A few tips when it comes to webinars:
- Start by promoting a webinar to your list. Even if you only have a few hundred people on your list, that’s enough to invite them to a live webinar with you on a topic they care about. Existing subscribers are much more likely to join you on a webinar than cold traffic, so it’s a good idea to focus on list-building as a pre-curser to webinars (or do them hand-in-hand).
- Pick the right topic. Like blogging or videos or podcasts, the purpose of your webinar should be to teach a lesson on a topic that your target audience are hungry to learn about. Take time to learn what that is. It should also work well as a lead in to your product.
What will you teach?
Remember, teaching isn’t only for those of us selling educational products like ebooks or courses. I believe we all should be teaching our customers as a way to build trust, credibility, traffic, leads, and sales.

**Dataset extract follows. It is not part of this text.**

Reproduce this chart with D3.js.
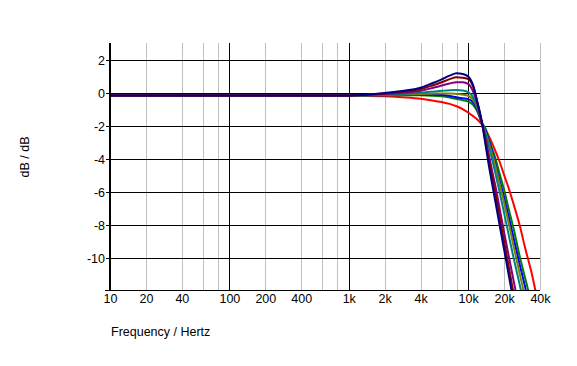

So what should you teach your customers?
The common advice on this is to teach the “what” and sell the “how”. So if you’re selling an ebook or course, you might teach the theory behind the topic, while your paid course includes the specific step-by-step processes, templates, and resources.
In the case of a software, you would teach the “what”—the theory and the strategies on the topic. You’d also teach the “how”—best practices and processes for implementing it. But you’ll sell the tool, your software, to make implementing it way easier and cut out a few laborious steps.
In the case of a productized service, you’d teach the “what” and the “how”, but you’re selling the “done-for-you” solution. Customers gain trust when you teach them “what” the strategies are. They gain comfort in knowing “how” those strategies are put into action. They gain value when they can have it all done for them, rather than spending their own time to do it themselves.
Now get out there and teach. Your customers are waiting.